Furthermore, the average hotel occupancy rates and daily room rates also remain robust after the Chinese New Year Holiday holiday. Rates appear to be stronger than pre-pandemic levels,  with 9 out of 25 surveyed hotels reporting being fully booked from February 18-24, based on a survey conducted by the brokerage.

Current average daily room rates are doing even better than the May Golden Week 2021, the best holiday since Covid, and most of the hotels registered much stronger room rates compared with the figure reported in 2019, as reported by Macau Business.

The gross gaming revenue for the first week of February was tracking at MOP 376 million per day ($46.5 million), a 36% increase year-over-year, and 31% higher than January’s daily gross gaming revenue.

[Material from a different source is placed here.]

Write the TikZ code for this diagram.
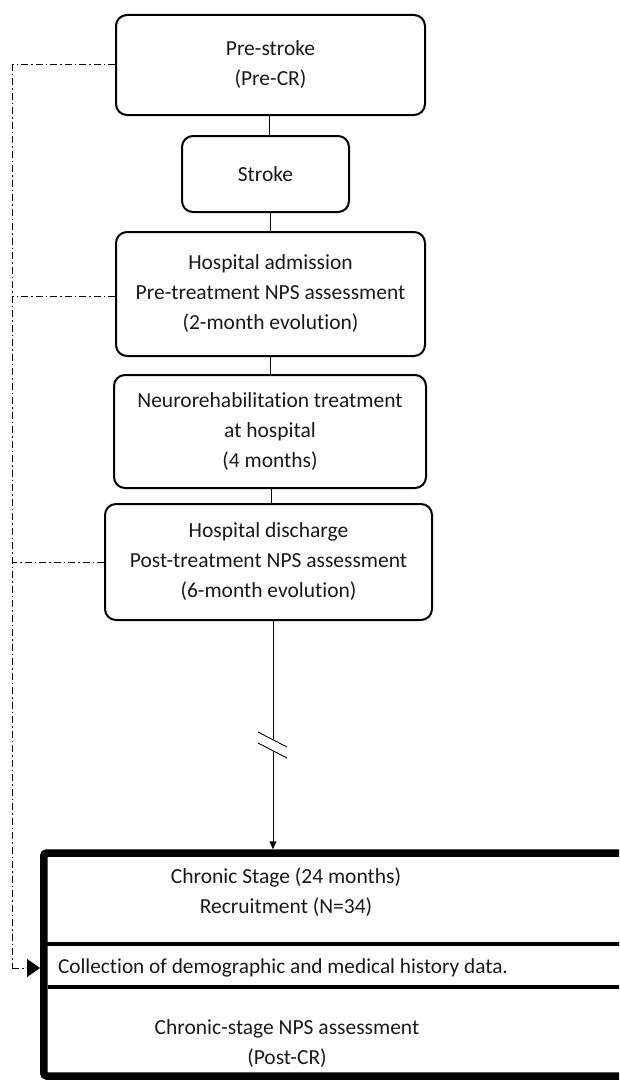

As Chinese package tours resumed on February 6, Morgan Stanley analysts expect February’s gross gaming revenue at MOP11.2 billion, representing 44% of the figure recorded in the same period in 2019.

The brokerage said that if February’s gross gaming revenue turned out strong, the market could revise its 2024 estimates upwardly.

In January, Macau’s gross gaming revenue climbed 82.5% from a year earlier to 11.6 billion patacas ($1.4 billion). The figures beat the median estimate of a 36.5% increase, according to analysts surveyed by Bloomberg

Last month marked the first rise since February last year and the highest monthly revenue since January 2020. The recovery followed 10 consecutive months of double-digit declines as Covid Zero policies and a crackdown on cross-border gambling kept casinos mostly empty for much of 2022.